One blogger posed the best question for Daschle or Geithner: "If you weren't nominated, would you ever have paid this tax'?"

To me the answer is clearly NO. That's too bad. People in high places ought to pay their taxes, to set an example for the rest of us. Especially the Treasury Secretary, who oversees the IRS. Moreover, both men's problems are far more serious than those that torpedoed some past nominees.

Bill Clinton's first two choices for Attorney General--Zoe Baird and Kimba Wood-- were dumped after disclosures they'd hired illegal immigrants. And George W. Bush's first choice as Labor Secretary, Linda Chavez, withdrew after revelations she gave money and a home to an illegal immigrant.

Even so, maybe Daschle should be approved.
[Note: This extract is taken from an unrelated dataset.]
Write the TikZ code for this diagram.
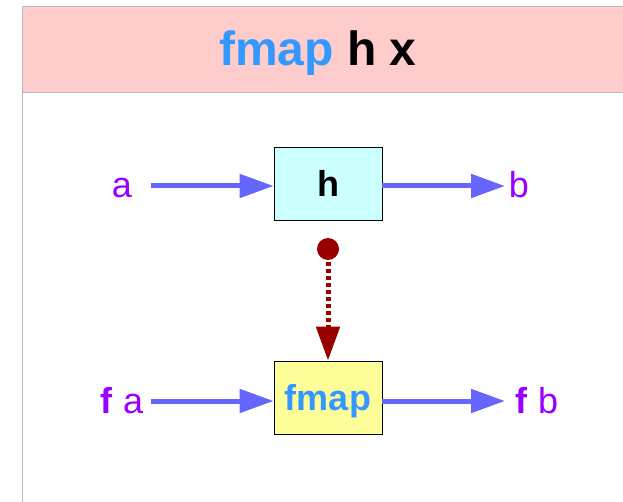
\documentclass[tikz,border=0pt]{standalone}
\usepackage{fontspec}
\setmainfont{Liberation Sans}
\usetikzlibrary{arrows.meta}
\definecolor{hdrfill}{HTML}{FFCCCC}
\definecolor{hdrline}{HTML}{BBBBBB}
\definecolor{cyanfill}{HTML}{CCFFFF}
\definecolor{yelfill}{HTML}{FFFF99}
\definecolor{fblue}{HTML}{3399FF}
\definecolor{arrblue}{HTML}{6666FF}
\definecolor{purp}{HTML}{9900FF}
\definecolor{dred}{HTML}{990000}
\tikzset{
  funbox/.style={draw=black, line width=0.8pt, minimum width=108pt, minimum height=73pt, inner sep=0pt, text depth=0pt},
  lbl/.style={text=purp, font=\fontsize{36}{40}\selectfont, inner sep=0pt, anchor=base},
  flow/.style={draw=arrblue, line width=5pt, -{Triangle[length=34pt,width=23pt]}},
  lift/.style={draw=dred, line width=5pt, dash pattern=on 4pt off 3pt, -{Triangle[length=34pt,width=23pt]}, shorten <=2pt},
}
\begin{document}
\begin{tikzpicture}[x=1pt,y=-1pt]
\useasboundingbox (0,0) rectangle (623,502);
\fill[white] (0,0) rectangle (623,502);
% header
\filldraw[fill=hdrfill, draw=hdrline, line width=1pt] (22,7) rectangle (660,93);
\draw[hdrline, line width=1pt] (22,93) -- (22,520);
\node[anchor=base, inner sep=0pt, font=\fontsize{48}{52}\selectfont\bfseries] (title) at (318,66) {\textcolor{fblue}{fmap} h x};
% boxes
\node[funbox, fill=cyanfill, font=\fontsize{36}{40}\selectfont\bfseries] (h) at (328,183.5) {h};
\node[funbox, fill=yelfill, text=fblue, font=\fontsize{36}{40}\selectfont\bfseries] (fmap) at (328,397.5) {fmap};
% labels
\node[lbl] (a) at (122,198) {a};
\node[lbl] (b) at (519,198) {b};
\node[lbl] (fa) at (122,413) {\textbf{f} a};
\node[lbl] (fb) at (537,413) {\textbf{f} b};
\coordinate (aend) at (151,186);
\coordinate (bend) at (505,186);
\coordinate (faend) at (151,401);
\coordinate (fbend) at (505,401);
% arrows
\draw[flow] (aend) -- (aend -| h.west);
\draw[flow] (h.east |- bend) -- (bend);
\draw[flow] (faend) -- (faend -| fmap.west);
\draw[flow] (fmap.east |- fbend) -- (fbend);
% lifting
\node[circle, fill=dred, minimum size=22pt, inner sep=0pt] (dot) at (328,249) {};
\draw[lift] (dot) -- (fmap.north);
\end{tikzpicture}
\end{document}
And perhaps Geithner's confirmation was appropriate. After all, Senator Reid's spokesman described Daschle as "the best person to help reform health care in this country." And Republican Senator Charles Grassley, who voted against Geithner, said many others in Congress think he's "possibly the only man for the job of healing the recession" and "a very fractured economy."

It reminds me of the argument that some financial institutions are too big to fail in spite of their blunders and/or wrongdoings. Maybe some people, like Daschle and Geithner, are too important NOT to be confirmed, at least given the extent of their particular mistakes or sins, relative to the needs of the country. Or maybe not.